In fact, job openings in April swelled to a record high, with the government's count showing 6 million positions waiting to be filled. That represented an addition of 259,000, or a 4.5 percent gain, from March, according to the monthly Job Openings and Labor Turnover Survey from the Bureau of Labor Statistics.
Those numbers came during a month that saw jobs grow by 174,000, part of a recent trend that has seen gains slow down after a quick start to the year.
The openings come as employers are finding a harder time finding qualified workers; hirings for the month fell by 253,000 to 6.1 million.
But the slowdown also could be because high-paying jobs are getting harder to find. The majority of the new openings came in the accommodation and food services industry, which grew by 118,000. Open government positions also increased by 39,000, but durable goods manufacturing fell by 30,000.

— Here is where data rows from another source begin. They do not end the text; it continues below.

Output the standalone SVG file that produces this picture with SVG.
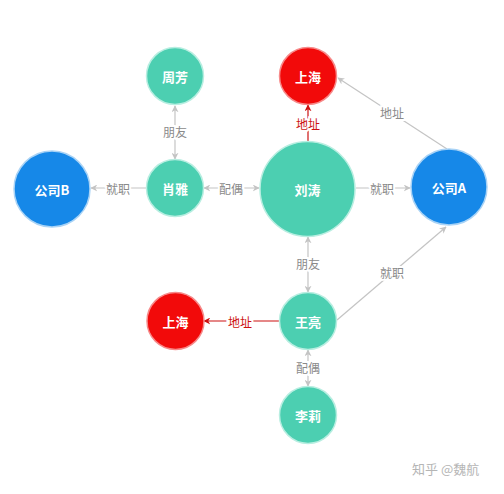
<svg xmlns="http://www.w3.org/2000/svg" width="504" height="494" viewBox="0 0 504 494">
<style>
.bg{fill:#ffffff}
.teal{fill:#4ccfb1;stroke:#b8eee1;stroke-width:1.5}
.blue{fill:#1688e8;stroke:#a9d3f6;stroke-width:1.5}
.red{fill:#f20a0a;stroke:#f78a8a;stroke-width:1.5}
.nt{font-family:"Noto Sans CJK SC","Noto Sans",sans-serif;font-size:13px;font-weight:bold;fill:#ffffff;text-anchor:middle;dominant-baseline:central}
.e{stroke:#c4c4c4;stroke-width:1.2;fill:none}
.er{stroke:#cc1111;stroke-width:1.2;fill:none}
.lb{font-family:"Noto Sans CJK SC","Noto Sans",sans-serif;font-size:12px;fill:#8a8a8a;text-anchor:middle;dominant-baseline:central;stroke:#ffffff;stroke-width:4;paint-order:stroke}
.lr{fill:#cc1111}
.wm{font-family:"Noto Sans CJK SC","Noto Sans",sans-serif;font-size:13px;fill:#b5b5b5}
</style>
<defs>
<marker id="ag" viewBox="0 0 10 10" refX="9" refY="5" markerWidth="7" markerHeight="7" markerUnits="userSpaceOnUse" orient="auto-start-reverse"><path d="M0,0 L10,5 L0,10 L3,5 z" fill="#c4c4c4"/></marker>
<marker id="ar" viewBox="0 0 10 10" refX="9" refY="5" markerWidth="7" markerHeight="7" markerUnits="userSpaceOnUse" orient="auto-start-reverse"><path d="M0,0 L10,5 L0,10 L3,5 z" fill="#cc1111"/></marker>
</defs>
<rect class="bg" x="0" y="0" width="504" height="494"/>
<g id="edges">
<line class="e" x1="175" y1="106" x2="175" y2="159" marker-start="url(#ag)" marker-end="url(#ag)"/>
<line class="e" x1="147" y1="188" x2="91" y2="188" marker-end="url(#ag)"/>
<line class="e" x1="204" y1="188" x2="259" y2="188" marker-start="url(#ag)" marker-end="url(#ag)"/>
<line class="er" x1="308" y1="141" x2="308" y2="105" marker-end="url(#ar)"/>
<line class="e" x1="447" y1="149" x2="338" y2="78" marker-end="url(#ag)"/>
<line class="e" x1="356" y1="188" x2="410" y2="188" marker-end="url(#ag)"/>
<line class="e" x1="337" y1="320" x2="446" y2="227" marker-end="url(#ag)"/>
<line class="e" x1="308" y1="237" x2="308" y2="292" marker-start="url(#ag)" marker-end="url(#ag)"/>
<line class="er" x1="279" y1="321" x2="204" y2="321" marker-end="url(#ar)"/>
<line class="e" x1="308" y1="350" x2="308" y2="386" marker-start="url(#ag)" marker-end="url(#ag)"/>
<text class="lb" x="175" y="131">朋友</text>
<text class="lb" x="118" y="188">就职</text>
<text class="lb" x="231" y="188">配偶</text>
<text class="lb lr" x="308" y="123">地址</text>
<text class="lb" x="392" y="112">地址</text>
<text class="lb" x="382" y="188">就职</text>
<text class="lb" x="308" y="263">朋友</text>
<text class="lb" x="392" y="272">就职</text>
<text class="lb lr" x="240" y="321">地址</text>
<text class="lb" x="308" y="367">配偶</text>
</g>
<g id="n-zhoufang"><circle class="teal" cx="175" cy="76" r="28.5"/><text class="nt" x="175" y="76">周芳</text></g>
<g id="n-xiaoya"><circle class="teal" cx="175" cy="188" r="28.5"/><text class="nt" x="175" y="188">肖雅</text></g>
<g id="n-companyB"><circle class="blue" cx="52" cy="189" r="38"/><text class="nt" x="52" y="189">公司B</text></g>
<g id="n-shanghai1"><circle class="red" cx="308" cy="76" r="28.5"/><text class="nt" x="308" y="76">上海</text></g>
<g id="n-liutao"><circle class="teal" cx="307.5" cy="189" r="47.5"/><text class="nt" x="307.5" y="189">刘涛</text></g>
<g id="n-companyA"><circle class="blue" cx="449" cy="187" r="38"/><text class="nt" x="449" y="187">公司A</text></g>
<g id="n-wangliang"><circle class="teal" cx="308" cy="321" r="28.5"/><text class="nt" x="308" y="321">王亮</text></g>
<g id="n-shanghai2"><circle class="red" cx="175.5" cy="321" r="28.5"/><text class="nt" x="175.5" y="321">上海</text></g>
<g id="n-lili"><circle class="teal" cx="308" cy="415" r="28.5"/><text class="nt" x="308" y="415">李莉</text></g>
<text class="wm" x="412" y="474">知乎 @魏航</text>
</svg>
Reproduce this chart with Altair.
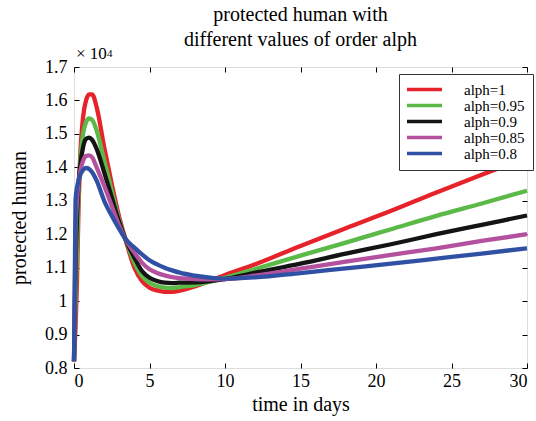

"If one is looking for a job, it's out there. It just may not be exactly what is wanted," Peter Boockvar, chief market analyst at the Lindsey Group, said in a note. "Bottom line, the story remains the same in that the supply of labor is not meeting the demands."
The closely watched quits rate also declined for the month, falling 111,000 to about 3 million. The number is considered an indicator of worker confidence that better jobs are available elsewhere.
Layoffs and discharges were little changed at 1.6 million.